A 4 min 1080p30fps video taken with my phone camera is 518MB, While a 12 min 1080p30fps video ripped from youtube is 341MB, both are using mp4 h.264 as codec and the youtube one isnt of lower quality, so why this big difference?
A 4 min 1080p30fps video taken with my phone camera is 518MB, While a 12 min 1080p30fps video ripped from youtube is 341MB, both are using mp4 h.264 as codec and the youtube one isnt of lower quality, so why this big difference?
Well yes, they have a lower bitrate, but why same quality as a bigger bitrate video? Same resolution, codec, frame rate…
Because they aren’t the same quality? Lossy compression is lossy
https://m.youtube.com/watch?v=r6Rp-uo6HmI
https://m.youtube.com/watch?v=h9j89L8eQQk
Because you can compress video without reducing the resolution, codec, or frame rate. When a camera records two green pixels: it records (green pixel) (green pixel). When the video is compressed, it changes to (two green pixels) which takes up less storage space but retains the same information. Compression is computationally expensive, which is why cameras typically don’t do it on the fly.
It’ the individual frames that are compressed, essentially the video is unpacked and detail is culled from averages across multiple other frames beside it. So if the top of the video, for example the sky, doesn’t change then that part will be kept static.
It’s not so much properties about the video, but properties about each frame. I can take a 1080p image and blow it up to 8K in GIMP, but it’s got the same detail as a 1080p image.
If you do multiple passes you can alleviate some of the downsides of low bitrates. You can always easily spot it in dark areas. I despise watching space movies or shows on streaming services because of the resulting excessive banding artifacts.
Video encoding has several tradeoffs:
The cell phone encoding chips for video encoding on device make sacrifices to preserve speed of encoding and preserve battery life (higher computational complexity costs more processing cycles and tends to use more power). So it’s simpler encoding, in exchange for inefficient bitrate compression.

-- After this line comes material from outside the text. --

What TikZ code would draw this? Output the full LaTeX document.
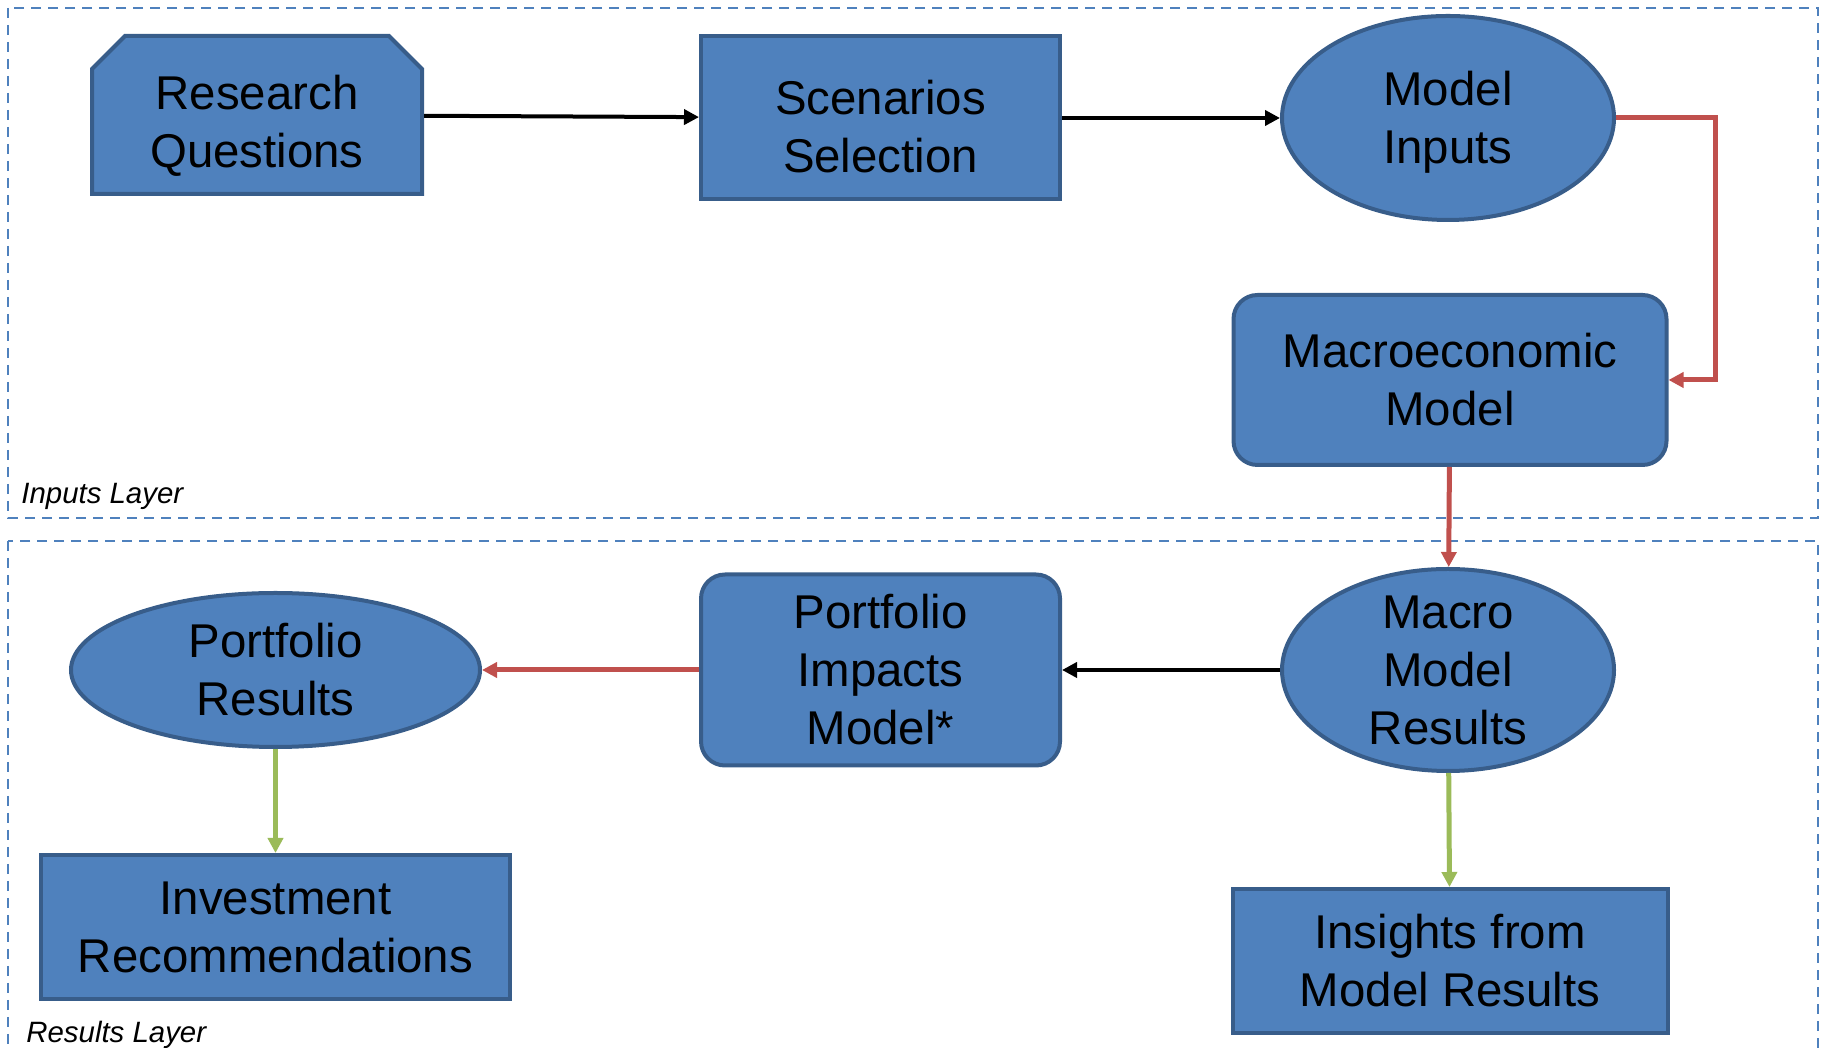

YouTube (and all the social media sites) have huge server farms with highly specialized encoding chips for making the videos more efficient with bitrate for quality. That makes sense because videos designed to be watched millions of times could benefit from even a very slight improvement of bitrate in exchange for a one-time cost of complex encoding. It’s also why YouTube tends not to convert to AV1 (very efficient in bitrate for quality, but computationally complex to encode) until a video has a few hundred views, because it’s not clear whether that tradeoff is worth it until they know a lot of people will be watching it.
Netflix customizes even further for a per-video basis and looks for even more specialized tricks on a scene-by-scene basis, because every single one of its videos only needs to be encoded once for each quality/format but will be watched millions of times.
In other words, it’s like any other engineering problem. The engineers choose different tradeoffs based on context, which means that the cell phone applies a different set of tradeoffs compared to the social media site’s server farm.